Energy CS urges counties to invest in the electricity sector to boost national grid supply

NAIVASHA, Kenya, March 5 – Energy Cabinet Secretary Davis Chirchir has called on all the County Governments to set aside funds for investment in the electricity sector in order to help stabilize supply to the national grid.

Chirchir noted that most of the country’s electricity supply comes from the Eastern side of the country but Western Kenya and the rest of the country also have the potential of producing some electricity for the country by harnessing the available resources to produce electricity from hydro, solar sources, and wind sources to help meet the growing energy needs.

The CS also called upon Members of Parliament to set aside money from the National Government Constituency Development Fund (CDF – NG) kitty for investment in electricity generation to help meet demand.

“The country`s electricity supply currently stands at 75 per cent of the households and this can be grown to cover 100 per cent of the country if collaboration between the national and the country government and partners is enhanced,” Chirchir observed.

The CS was speaking in Naivasha on Friday at the close of a four-day induction training for the National Energy Planning Committee which included County Executive Committee (CECs) members in charge of energy dockets in all the counties.

Participants came up with an Integrated National Energy Planning framework and regulations (INEP) that will help consolidate efforts by government agencies, the private sector, and development partners in a coherent manner to provide energy services to all Kenyans.

The INEP seeks to champion the status of clean cooking to be a top priority under energy access at both national and county levels, complete with facilitative budgets for implementation, and will also address electricity generation, transmission and distribution, energy access covering electricity and clean cooking solutions, energy resource assessment and development, bioenergy development; and energy efficiency and conservation.

CS Chirchir directed that the document be subjected to scrutiny by stakeholders such as the relevant Parliamentary departmental committees on Energy before it is launched at a later date.

Chirchir noted that Schedule 4 of the Kenya Constitution 2010 has devolved some aspects of the Energy Sector but added that necessary legislation needs to be enacted to facilitate it.

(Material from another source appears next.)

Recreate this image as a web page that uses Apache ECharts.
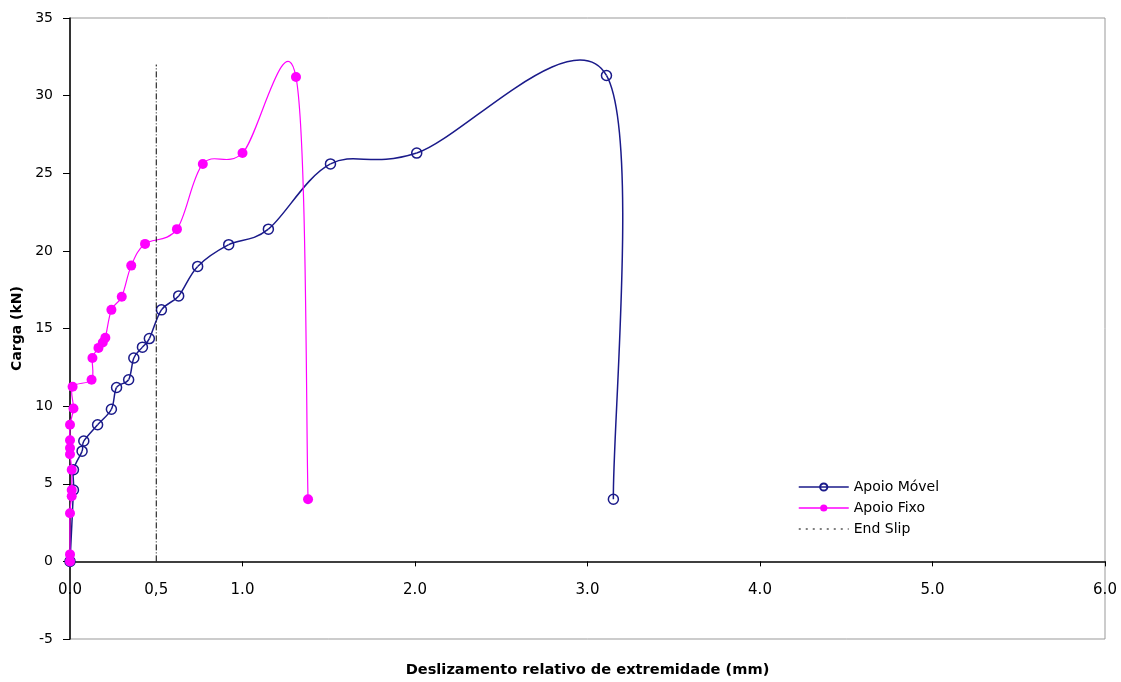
<!DOCTYPE html>
<html>
<head>
<meta charset="utf-8">
<script src="https://cdn.jsdelivr.net/npm/echarts@6/dist/echarts.min.js"></script>
<style>html,body{margin:0;padding:0;background:#fff;}#c{width:1121px;height:682px;}</style>
</head>
<body>
<div id="c"></div>
<script>
// Apoio Móvel (blue, open circles)
const movelX = [0, 0.02, 0.02, 0.07, 0.08, 0.16, 0.24, 0.27, 0.34, 0.37, 0.42, 0.46, 0.53, 0.63, 0.74, 0.92, 1.15, 1.51, 2.01, 3.11, 3.15];
const movelY = [0, 4.6, 5.9, 7.1, 7.75, 8.8, 9.8, 11.2, 11.7, 13.1, 13.8, 14.35, 16.2, 17.1, 19.0, 20.4, 21.4, 25.6, 26.3, 31.3, 4.0];
// Apoio Fixo (magenta, filled)
const fixoX = [0, 0, 0, 0.01, 0.01, 0.01, 0, 0, 0, 0, 0.02, 0.015, 0.125, 0.13, 0.165, 0.19, 0.205, 0.24, 0.30, 0.355, 0.435, 0.62, 0.77, 1.0, 1.31, 1.38];
const fixoY = [0, 0.45, 3.1, 4.2, 4.6, 5.9, 6.9, 7.3, 7.8, 8.8, 9.85, 11.25, 11.7, 13.1, 13.75, 14.1, 14.4, 16.2, 17.05, 19.05, 20.45, 21.4, 25.6, 26.3, 31.2, 4.0];
// End Slip
const endX = [0.5, 0.5];
const endY = [0, 32];
// tick labels
const xLabelValues = [0, 0.5, 1, 2, 3, 4, 5, 6];
const xTickValues = [0, 1, 2, 3, 4, 5, 6];

const zip = (a, b) => a.map((v, i) => [v, b[i]]);
const FONT = '"DejaVu Sans", Verdana, sans-serif';
const BLUE = '#1a1a8a';
const MAG = '#ff00ff';

// Excel-style smoothed curve (Catmull-Rom, 1/6 tension) through the data points, using the axis scales
function smoothCurve(xs, ys, color, width) {
  return function (params, api) {
    const p = xs.map((x, i) => api.coord([x, ys[i]]));
    const n = p.length;
    const children = [];
    for (let i = 0; i < n - 1; i++) {
      const p0 = p[Math.max(i - 1, 0)], p1 = p[i], p2 = p[i + 1], p3 = p[Math.min(i + 2, n - 1)];
      children.push({
        type: 'bezierCurve',
        shape: {
          x1: p1[0], y1: p1[1], x2: p2[0], y2: p2[1],
          cpx1: p1[0] + (p2[0] - p0[0]) / 6, cpy1: p1[1] + (p2[1] - p0[1]) / 6,
          cpx2: p2[0] - (p3[0] - p1[0]) / 6, cpy2: p2[1] - (p3[1] - p1[1]) / 6
        },
        style: { fill: null, stroke: color, lineWidth: width }
      });
    }
    return { type: 'group', children: children };
  };
}

const chart = echarts.init(document.getElementById('c'));
chart.setOption({
  animation: false,
  backgroundColor: '#fff',
  grid: { left: 70, right: 16, top: 18, bottom: 43, show: true, borderColor: '#999', borderWidth: 1, outerBoundsMode: 'none', containLabel: false },
  legend: {
    orient: 'vertical', left: 798, top: 480, padding: 0, itemWidth: 50, itemHeight: 9, itemGap: 7,
    textStyle: { fontFamily: FONT, fontSize: 14, color: '#000' },
    data: [
      { name: 'Apoio Móvel', lineStyle: { color: BLUE, width: 1.5, opacity: 1 } },
      { name: 'Apoio Fixo', lineStyle: { color: MAG, width: 1.5, opacity: 1 } },
      { name: 'End Slip', itemStyle: { opacity: 0 }, lineStyle: { color: '#000', width: 1, type: [2, 5], opacity: 1 } }
    ]
  },
  xAxis: {
    type: 'value', min: 0, max: 6,
    name: 'Deslizamento relativo de extremidade (mm)',
    nameLocation: 'middle', nameGap: 24,
    nameTextStyle: { fontFamily: FONT, fontSize: 14.6, fontWeight: 'bold', color: '#000' },
    axisLine: { onZero: true, lineStyle: { color: '#000', width: 1.5 } },
    axisTick: { show: true, length: 5, customValues: xTickValues, lineStyle: { color: '#000' } },
    axisLabel: {
      customValues: xLabelValues, margin: -56,
      fontFamily: FONT, fontSize: 15, color: '#000',
      formatter: v => (v === 0.5 ? '0,5' : v.toFixed(1))
    },
    splitLine: { show: false }
  },
  yAxis: {
    type: 'value', min: -5, max: 35, interval: 5,
    name: 'Carga (kN)', nameLocation: 'middle', nameGap: 43,
    nameTextStyle: { fontFamily: FONT, fontSize: 14, fontWeight: 'bold', color: '#000' },
    axisLine: { show: true, onZero: true, lineStyle: { color: '#000', width: 1.5 } },
    axisTick: { show: true, length: 7, lineStyle: { color: '#000' } },
    axisLabel: { margin: 17, fontFamily: FONT, fontSize: 14, color: '#000' },
    splitLine: { show: false }
  },
  series: [
    {
      name: 'Apoio Móvel curve', type: 'custom', data: [[0, 0]], z: 2, silent: true,
      renderItem: smoothCurve(movelX, movelY, BLUE, 1.5)
    },
    {
      name: 'Apoio Móvel', type: 'line', z: 3,
      data: zip(movelX, movelY),
      symbol: 'circle', symbolSize: 10,
      lineStyle: { color: BLUE, width: 1.5, opacity: 0 },
      itemStyle: { color: 'rgba(255,255,255,0)', borderColor: BLUE, borderWidth: 1.5 }
    },
    {
      name: 'Apoio Fixo curve', type: 'custom', data: [[0, 0]], z: 4, silent: true,
      renderItem: smoothCurve(fixoX, fixoY, MAG, 1.2)
    },
    {
      name: 'Apoio Fixo', type: 'line', z: 5,
      data: zip(fixoX, fixoY),
      symbol: 'circle', symbolSize: 10,
      lineStyle: { color: MAG, width: 1.2, opacity: 0 },
      itemStyle: { color: MAG }
    },
    {
      name: 'End Slip', type: 'line', z: 6,
      data: zip(endX, endY),
      symbol: 'none',
      lineStyle: { color: '#000', width: 1, type: [6, 2, 1, 2] },
      itemStyle: { color: '#000' }
    }
  ]
});
</script>
</body>
</html>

He disclosed that the Energy Act of 2019 had now provided an enabling legal environment for the necessary regulations to be formulated through miscellaneous amendments and added that only eight out of the 20 needed legislations had been completed.

The CS stated that Kenya has managed to increase her electricity production from 1, 600 megawatts (MW) to about 3,300Megawatts in 2023 with the construction of the Ethiopian line bringing about 200megawatts (MW) of power from the neighbouring country and increasing inter-country trade.

“We want to continue being a market leader in renewable energy and grow the Gross Domestic Product (GDP) from manufacturing from seven per cent to over 14 per cent and continue positioning the country as a preferred investment destination through cheap energy,” Chirchir said.

According to Chirchir, Kenya is set to retire its investments in thermal sources in the country and transition fully to green renewable energy generation by 2030.

According to Data from the Ministry of Energy, Kenya’s current effective installed (grid connected) electricity capacity is 2,990 MW. Electricity supply is predominantly sourced from hydro and fossil fuel (thermal) sources.

This generation energy mix comprises hydro at 838 MW, geothermal at 863 MW, two per cent from biogas cogeneration, wind at 437 MW and solar at 173 MW.